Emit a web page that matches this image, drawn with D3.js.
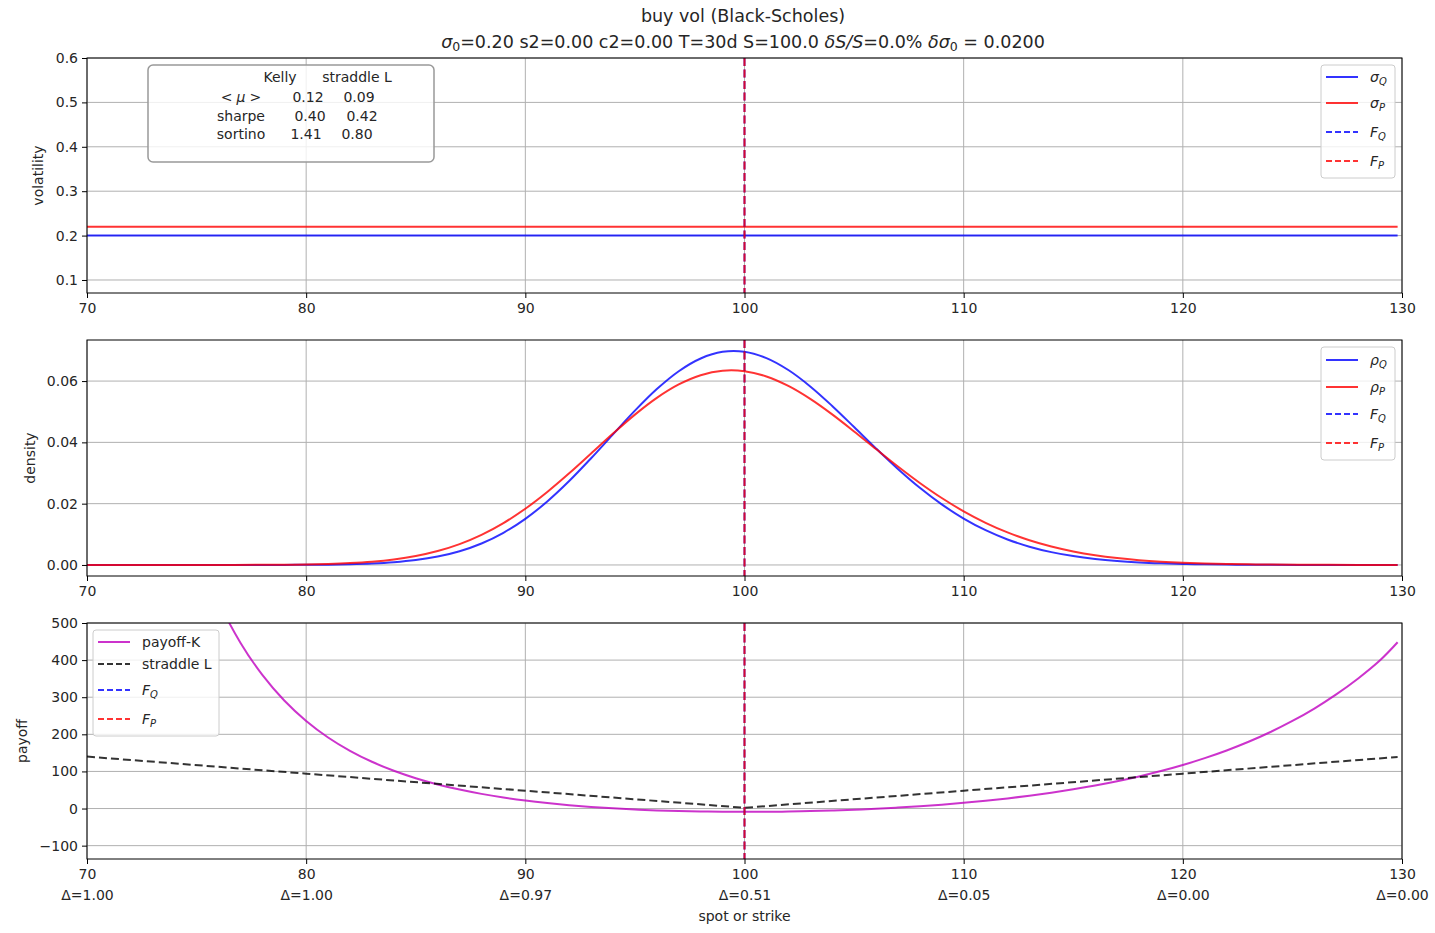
<!DOCTYPE html>
<html>
<head>
<meta charset="utf-8">
<script src="https://cdn.jsdelivr.net/npm/d3@7"></script>
<style>
  body { margin: 0; background: #fff; }
  svg { font-family: "DejaVu Sans", sans-serif; }
  .grid line { stroke: #b0b0b0; stroke-width: 1; }
  .axis path, .axis line { stroke: #000; }
  .axis text { fill: #262626; }
</style>
</head>
<body>
<svg id="chart" width="1435" height="933"></svg>
<script>
// ---- data ----
const xTicks = [70, 80, 90, 100, 110, 120, 130];
const deltaLabels = ["Δ=1.00", "Δ=1.00", "Δ=0.97", "Δ=0.51", "Δ=0.05", "Δ=0.00", "Δ=0.00"];

const volTicks = [0.1, 0.2, 0.3, 0.4, 0.5, 0.6];
const densityTicks = [0, 0.02, 0.04, 0.06];
const payoffTicks = [-100, 0, 100, 200, 300, 400, 500];

// implied vols (flat)
const volSpot = [70, 129.8];
const sigmaQ = [0.20, 0.20];
const sigmaP = [0.22, 0.22];

// forwards
const forwardQ = 100;
const forwardP = 100;

// densities
const densitySpot = [70, 74, 76, 78, 79, 80, 81, 82, 83, 84, 85, 86, 87, 88, 89, 90, 91, 92, 93, 94, 95,
  96, 97, 98, 99, 100, 101, 102, 103, 104, 105, 106, 107, 108, 109, 110, 111, 112, 113, 114, 115,
  116, 117, 118, 119, 120, 121, 122, 123, 124, 126, 128, 129.8];
const densityQ = [0, 0, 0, 0.0000085, 0.0000212, 0.00005, 0.000111, 0.000235, 0.000468, 0.000887, 0.001598,
  0.002742, 0.004489, 0.007019, 0.010503, 0.015057, 0.020713, 0.027375, 0.034811, 0.04263, 0.050342,
  0.057387, 0.063221, 0.067374, 0.069529, 0.069548, 0.067494, 0.063605, 0.058254, 0.051897, 0.045007,
  0.038025, 0.031323, 0.025174, 0.019752, 0.015144, 0.01135, 0.008321, 0.005971, 0.004197, 0.002893,
  0.001953, 0.001294, 0.000841, 0.000538, 0.000337, 0.000208, 0.000126, 0.0000752, 0.0000443, 0.0000145, 0, 0];
const densityP = [0, 0, 0.0000074, 0.0000392, 0.0000834, 0.000169, 0.000327, 0.000603, 0.001064, 0.0018, 0.002918,
  0.004545, 0.006807, 0.009821, 0.013662, 0.018346, 0.023812, 0.0299, 0.036364, 0.042874, 0.04905,
  0.054512, 0.058892, 0.061907, 0.063372, 0.06322, 0.061514, 0.058419, 0.054189, 0.049129, 0.043564,
  0.037808, 0.03213, 0.026756, 0.021844, 0.017494, 0.013753, 0.010616, 0.008052, 0.006003, 0.004402,
  0.003175, 0.002254, 0.001576, 0.001086, 0.000737, 0.000494, 0.000326, 0.000212, 0.000136, 0.0000544, 0.0000206, 0.0000075];

// payoffs
const payoffSpot = [75, 76, 77, 78, 79, 80, 81, 82, 83, 84, 85, 86, 87, 88, 89, 90, 91, 92, 93, 94, 95,
  96, 97, 98, 99, 100, 101, 102, 103, 104, 105, 106, 107, 108, 109, 110, 111, 112, 113, 114, 115,
  116, 117, 118, 119, 120, 121, 122, 123, 124, 125, 126, 127, 128, 129, 129.8];
const payoffK = [700, 558, 447, 360, 291, 236, 191.5, 155.5, 126, 101.8, 81.7, 65, 51.1, 39.5, 29.8, 21.6,
  14.8, 9.1, 4.4, 0.6, -2.5, -5, -6.8, -8, -8.8, -9, -8.8, -8.1, -6.9, -5.3, -3.2, -0.6, 2.6, 6.2, 10.5,
  15.4, 21, 27.3, 34.5, 42.6, 51.7, 61.9, 73.5, 86.5, 101, 117.4, 135.8, 156.5, 179.9, 206.3, 236, 269.5,
  307.6, 350.5, 399.4, 448];
const straddleSpot = [70, 80, 90, 100, 110, 120, 129.8];
const straddleL = [140, 94, 48, 2, 48, 94, 139];

// summary table
const statNames = ["<μ>", "sharpe", "sortino"];
const kellyStats = ["0.12", "0.40", "1.41"];
const straddleStats = ["0.09", "0.42", "0.80"];

// ---- layout ----
const svg = d3.select("#chart");
const x = d3.scaleLinear().domain([70, 130]).range([87, 1402]);
const BLUE = "#0000ff", RED = "#ff0000", MAG = "#bf00bf", BLACK = "#000";

const panels = [
  { top: 58, bottom: 293, domain: [0.0707, 0.6], ticks: volTicks, fmt: d3.format(".1f"), label: "volatility", labelX: 38 },
  { top: 340, bottom: 576, domain: [-0.0036, 0.0734], ticks: densityTicks, fmt: d3.format(".2f"), label: "density", labelX: 30 },
  { top: 623, bottom: 859, domain: [-136, 500], ticks: payoffTicks, fmt: d3.format("d"), label: "payoff", labelX: 22 }
];

panels.forEach((p, i) => {
  p.y = d3.scaleLinear().domain(p.domain).range([p.bottom, p.top]);
  p.g = svg.append("g");
  svg.append("clipPath").attr("id", "clip" + i)
    .append("rect").attr("x", x.range()[0]).attr("y", p.top)
    .attr("width", x.range()[1] - x.range()[0]).attr("height", p.bottom - p.top);

  // grid
  const grid = p.g.append("g").attr("class", "grid");
  grid.selectAll(".gx").data(xTicks).join("line")
    .attr("x1", d => x(d)).attr("x2", d => x(d)).attr("y1", p.top).attr("y2", p.bottom);
  grid.selectAll(".gy").data(p.ticks).join("line")
    .attr("x1", x.range()[0]).attr("x2", x.range()[1]).attr("y1", d => p.y(d)).attr("y2", d => p.y(d));

  p.plot = p.g.append("g").attr("clip-path", `url(#clip${i})`);

  // axes
  const ax = p.g.append("g").attr("class", "axis")
    .attr("transform", `translate(0,${p.bottom})`)
    .call(d3.axisBottom(x).tickValues(xTicks).tickSize(5).tickPadding(5).tickSizeOuter(0));
  const ay = p.g.append("g").attr("class", "axis")
    .attr("transform", `translate(${x.range()[0]},0)`)
    .call(d3.axisLeft(p.y).tickValues(p.ticks).tickFormat(p.fmt).tickSize(5).tickPadding(4).tickSizeOuter(0));
  [ax, ay].forEach(a => a.attr("font-size", 14).attr("font-family", null));
  ax.select(".domain").remove();
  ay.select(".domain").remove();

  p.g.append("rect")
    .attr("x", x.range()[0]).attr("y", p.top)
    .attr("width", x.range()[1] - x.range()[0]).attr("height", p.bottom - p.top)
    .attr("fill", "none").attr("stroke", "#000").attr("stroke-width", 1);

  p.g.append("text")
    .attr("transform", `translate(${p.labelX},${(p.top + p.bottom) / 2}) rotate(-90)`)
    .attr("text-anchor", "middle").attr("dy", "0.35em")
    .attr("font-size", 14).attr("fill", "#262626")
    .text(p.label);
  p.xAxis = ax;
});

function drawLine(p, xs, ys, color, opts = {}) {
  const line = d3.line().x(d => x(d[0])).y(d => p.y(d[1])).curve(opts.curve || d3.curveLinear);
  p.plot.append("path")
    .datum(xs.map((v, i) => [v, ys[i]]))
    .attr("d", line)
    .attr("fill", "none")
    .attr("stroke", color)
    .attr("stroke-opacity", 0.8)
    .attr("stroke-width", 2)
    .attr("stroke-dasharray", opts.dash || null);
}

function drawForwards(p) {
  [[forwardQ, BLUE], [forwardP, RED]].forEach(([f, c]) => {
    p.plot.append("line")
      .attr("x1", x(f)).attr("x2", x(f)).attr("y1", p.top).attr("y2", p.bottom)
      .attr("stroke", c).attr("stroke-opacity", 0.8).attr("stroke-width", 2)
      .attr("stroke-dasharray", "8,3.5");
  });
}

// panel 1: volatility
drawLine(panels[0], volSpot, sigmaQ, BLUE);
drawLine(panels[0], volSpot, sigmaP, RED);
drawForwards(panels[0]);

// panel 2: density
drawLine(panels[1], densitySpot, densityQ, BLUE, { curve: d3.curveCatmullRom });
drawLine(panels[1], densitySpot, densityP, RED, { curve: d3.curveCatmullRom });
drawForwards(panels[1]);

// panel 3: payoff
drawLine(panels[2], payoffSpot, payoffK, MAG, { curve: d3.curveCatmullRom });
drawLine(panels[2], straddleSpot, straddleL, BLACK, { dash: "8,4" });
drawForwards(panels[2]);

// delta labels + x label under bottom panel
panels[2].xAxis.selectAll(".tick").append("text")
  .attr("fill", "#262626").attr("y", 31).attr("dy", "0.71em")
  .text((d, i) => deltaLabels[i]);
svg.append("text").attr("x", x(100)).attr("y", 916).attr("dy", "0.35em")
  .attr("text-anchor", "middle").attr("font-size", 14).attr("fill", "#262626")
  .text("spot or strike");

// ---- title ----
svg.append("text").attr("x", 743).attr("y", 16).attr("dy", "0.35em")
  .attr("text-anchor", "middle").attr("font-size", 17.5).attr("fill", "#262626")
  .text("buy vol (Black-Scholes)");
const t2 = svg.append("text").attr("x", 743).attr("y", 42).attr("dy", "0.35em")
  .attr("text-anchor", "middle").attr("font-size", 17.5).attr("fill", "#262626");
[
  ["σ", "it"], ["0", "sub"], ["=0.20 s2=0.00 c2=0.00 T=30d S=100.0 ", ""],
  ["δS/S", "it"], ["=0.0% ", ""], ["δσ", "it"], ["0", "sub"], [" = 0.0200", ""]
].forEach(([s, k]) => {
  const ts = t2.append("tspan").text(s);
  if (k === "it") ts.attr("font-style", "italic");
  if (k === "sub") ts.attr("font-size", 12.5).attr("baseline-shift", "-25%");
});

// ---- math-style label helper ----
function mathLabel(sel, base, sub) {
  sel.append("tspan").attr("font-style", "italic").text(base);
  sel.append("tspan").attr("font-style", "italic").attr("font-size", 10)
    .attr("baseline-shift", "-25%").text(sub);
}

// ---- legends ----
function legend(x0, y0, w, h, entries, rowY) {
  const g = svg.append("g");
  g.append("rect").attr("x", x0).attr("y", y0).attr("width", w).attr("height", h)
    .attr("rx", 3).attr("fill", "#fff").attr("fill-opacity", 0.8)
    .attr("stroke", "#ccc").attr("stroke-width", 1);
  entries.forEach((e, i) => {
    const yy = rowY[i];
    g.append("line").attr("x1", x0 + 5).attr("x2", x0 + 37).attr("y1", yy).attr("y2", yy)
      .attr("stroke", e.color).attr("stroke-opacity", 0.8).attr("stroke-width", 2)
      .attr("stroke-dasharray", e.dash ? "6,3" : null);
    const t = g.append("text").attr("x", x0 + 49).attr("y", yy).attr("dy", "0.35em")
      .attr("font-size", 14).attr("fill", "#262626");
    if (e.sub) mathLabel(t, e.base, e.sub); else t.text(e.base);
  });
}

const fwdEntries = [
  { base: "F", sub: "Q", color: BLUE, dash: true },
  { base: "F", sub: "P", color: RED, dash: true }
];
legend(1321, 65, 74, 113, [
  { base: "σ", sub: "Q", color: BLUE }, { base: "σ", sub: "P", color: RED }, ...fwdEntries
], [77, 103, 132, 161]);
legend(1321, 347, 74, 113, [
  { base: "ρ", sub: "Q", color: BLUE }, { base: "ρ", sub: "P", color: RED }, ...fwdEntries
], [360, 387, 414, 443]);
legend(93, 630, 126, 106, [
  { base: "payoff-K", color: MAG }, { base: "straddle L", color: BLACK, dash: true }, ...fwdEntries
], [642, 664, 690, 719]);

// ---- stats box ----
const box = svg.append("g");
box.append("rect").attr("x", 148).attr("y", 65).attr("width", 286).attr("height", 97)
  .attr("rx", 5).attr("fill", "#fff").attr("fill-opacity", 0.8)
  .attr("stroke", "#999").attr("stroke-width", 1.5);
const bt = (tx, ty, s) => box.append("text").attr("x", tx).attr("y", ty).attr("dy", "0.35em")
  .attr("text-anchor", "middle").attr("font-size", 14).attr("fill", "#262626").text(s);
bt(280, 77, "Kelly");
bt(357, 77, "straddle L");
const rowYs = [97, 116, 134];
const kellyX = [308, 310, 306];
const strX = [359, 362, 357];
statNames.forEach((n, i) => {
  if (n === "<μ>") {
    const t = bt(241, rowYs[i], "");
    t.append("tspan").text("<");
    t.append("tspan").attr("font-style", "italic").attr("dx", 4).text("μ");
    t.append("tspan").attr("dx", 4).text(">");
  } else {
    bt(241, rowYs[i], n);
  }
  bt(kellyX[i], rowYs[i], kellyStats[i]);
  bt(strX[i], rowYs[i], straddleStats[i]);
});
</script>
</body>
</html>
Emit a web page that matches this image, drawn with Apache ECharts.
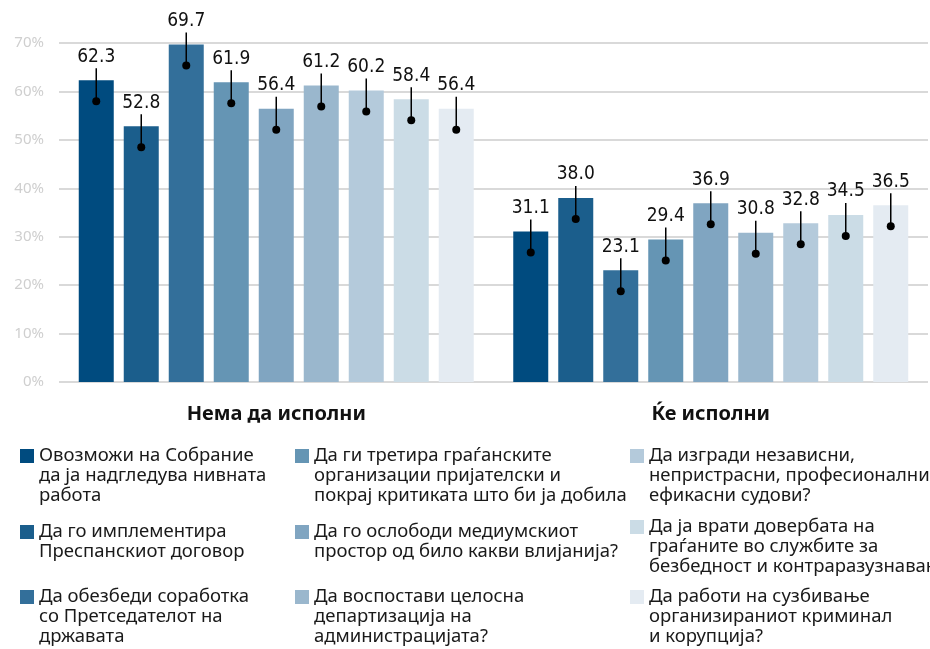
<!DOCTYPE html>
<html>
<head>
<meta charset="utf-8">
<script src="https://cdn.jsdelivr.net/npm/echarts@6/dist/echarts.min.js"></script>
<style>
  html, body { margin: 0; padding: 0; background: #fff; }
  #chart { width: 930px; height: 649px; }
</style>
</head>
<body>
<div id="chart"></div>
<script>
// категории на х-оската
const categories = ['Нема да исполни', 'Ќе исполни'];

// имиња на сериите (легенда)
const seriesNames = [
  'Овозможи на Собрание\nда ја надгледува нивната\nработа',
  'Да го имплементира\nПреспанскиот договор',
  'Да обезбеди соработка\nсо Претседателот на\nдржавата',
  'Да ги третира граѓанските\nорганизации пријателски и\nпокрај критиката што би ја добила',
  'Да го ослободи медиумскиот\nпростор од било какви влијанија?',
  'Да воспостави целосна\nдепартизација на\nадминистрацијата?',
  'Да изгради независни,\nнепристрасни, професионални и\nефикасни судови?',
  'Да ја врати довербата на\nграѓаните во службите за\nбезбедност и контраразузнавање?',
  'Да работи на сузбивање\nорганизираниот криминал\nи корупција?'
];

// вредности по категорија (Нема да исполни, Ќе исполни)
const s1 = [62.3, 31.1];
const s2 = [52.8, 38.0];
const s3 = [69.7, 23.1];
const s4 = [61.9, 29.4];
const s5 = [56.4, 36.9];
const s6 = [61.2, 30.8];
const s7 = [60.2, 32.8];
const s8 = [58.4, 34.5];
const s9 = [56.4, 36.5];
const values = [s1, s2, s3, s4, s5, s6, s7, s8, s9];

const colors = ['#004b7f', '#1b5e8c', '#336f9a', '#6595b4', '#80a5c1',
                '#9ab7cd', '#b4cadb', '#cbdce6', '#e4ebf2'];

const yTicks = [0, 10, 20, 30, 40, 50, 60, 70];

const BAR_W = 35;
const BAR_GAP = 10;
const FONT = '"Noto Sans", Lato, sans-serif';
const NUM_FONT = '"Liberation Sans Narrow", "DejaVu Sans Condensed", Lato, sans-serif';

const chart = echarts.init(document.getElementById('chart'), null, {renderer: 'canvas'});

// барови
const barSeries = values.map((vals, i) => ({
  name: seriesNames[i],
  type: 'bar',
  data: vals,
  barWidth: BAR_W,
  barGap: (BAR_GAP / BAR_W * 100).toFixed(2) + '%',
  itemStyle: {color: colors[i]},
  label: {
    show: true,
    position: 'top',
    distance: 14,
    color: '#111',
    fontFamily: NUM_FONT,
    fontSize: 19,
    formatter: p => p.value.toFixed(1)
  },
  z: 2
}));

// игла (линија + точка) на секој бар
const pinData = [];
values.forEach((vals, i) => vals.forEach((v, c) => pinData.push([c, v, i])));

const pinSeries = {
  type: 'custom',
  data: pinData,
  clip: false,
  z: 5,
  silent: true,
  renderItem: (params, api) => {
    const pt = api.coord([api.value(0), api.value(1)]);
    const x = pt[0] + (api.value(2) - 4) * (BAR_W + BAR_GAP);
    const y = pt[1];
    return {
      type: 'group',
      children: [
        {type: 'line', shape: {x1: x, y1: y - 12, x2: x, y2: y + 21},
         style: {stroke: '#000', lineWidth: 1.5}},
        {type: 'circle', shape: {cx: x, cy: y + 21, r: 4}, style: {fill: '#000'}}
      ]
    };
  }
};

// легенда: 3 колони x 3 реда; празни редови пред текстот за првата
// линија да стои до квадратчето
const LINE_H = 20;
const legendCols = [20, 295, 630];
const legendRows = [[456, 532, 597], [456, 532, 597], [456, 527, 597]];
const legends = seriesNames.map((name, i) => {
  const col = Math.floor(i / 3);
  const row = i % 3;
  const lines = name.split('\n').length;
  return {
    data: [{name: name, icon: 'rect'}],
    left: legendCols[col],
    top: legendRows[col][row] - LINE_H / 2 - (lines - 1) * LINE_H,
    padding: 0,
    itemWidth: 14,
    itemHeight: 14,
    selectedMode: false,
    formatter: n => '\n'.repeat(lines - 1) + n,
    textStyle: {
      fontFamily: FONT,
      fontSize: 18.5,
      lineHeight: LINE_H,
      color: '#1a1a1a'
    }
  };
});

chart.setOption({
  animation: false,
  backgroundColor: '#fff',
  grid: {left: 59, right: 2, top: 43, bottom: 267},
  legend: legends,
  xAxis: {
    type: 'category',
    data: categories,
    axisLine: {show: false},
    axisTick: {show: false},
    axisLabel: {
      margin: 22,
      color: '#111',
      fontFamily: FONT,
      fontSize: 20,
      fontWeight: 'bold'
    }
  },
  yAxis: {
    type: 'value',
    min: yTicks[0],
    max: yTicks[yTicks.length - 1],
    interval: 10,
    axisLine: {show: false},
    axisTick: {show: false},
    splitLine: {lineStyle: {color: '#d9d9d9', width: 2}},
    axisLabel: {
      margin: 15,
      color: '#cfcfcf',
      fontFamily: FONT,
      fontSize: 15,
      formatter: '{value}%'
    }
  },
  series: [...barSeries, pinSeries]
});
</script>
</body>
</html>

+---+

### WRITTEN EXERCISE
Reproduce only the lines from the beginning of the data through the line that contains "const forwardP = 100;", both included, and please drop the pictures.

### WORKED SOLUTION
Emit a web page that matches this image, drawn with D3.js.
<!DOCTYPE html>
<html>
<head>
<meta charset="utf-8">
<script src="https://cdn.jsdelivr.net/npm/d3@7"></script>
<style>
  body { margin: 0; background: #fff; }
  svg { font-family: "DejaVu Sans", sans-serif; }
  .grid line { stroke: #b0b0b0; stroke-width: 1; }
  .axis path, .axis line { stroke: #000; }
  .axis text { fill: #262626; }
</style>
</head>
<body>
<svg id="chart" width="1435" height="933"></svg>
<script>
// ---- data ----
const xTicks = [70, 80, 90, 100, 110, 120, 130];
const deltaLabels = ["Δ=1.00", "Δ=1.00", "Δ=0.97", "Δ=0.51", "Δ=0.05", "Δ=0.00", "Δ=0.00"];

const volTicks = [0.1, 0.2, 0.3, 0.4, 0.5, 0.6];
const densityTicks = [0, 0.02, 0.04, 0.06];
const payoffTicks = [-100, 0, 100, 200, 300, 400, 500];

// implied vols (flat)
const volSpot = [70, 129.8];
const sigmaQ = [0.20, 0.20];
const sigmaP = [0.22, 0.22];

// forwards
const forwardQ = 100;
const forwardP = 100;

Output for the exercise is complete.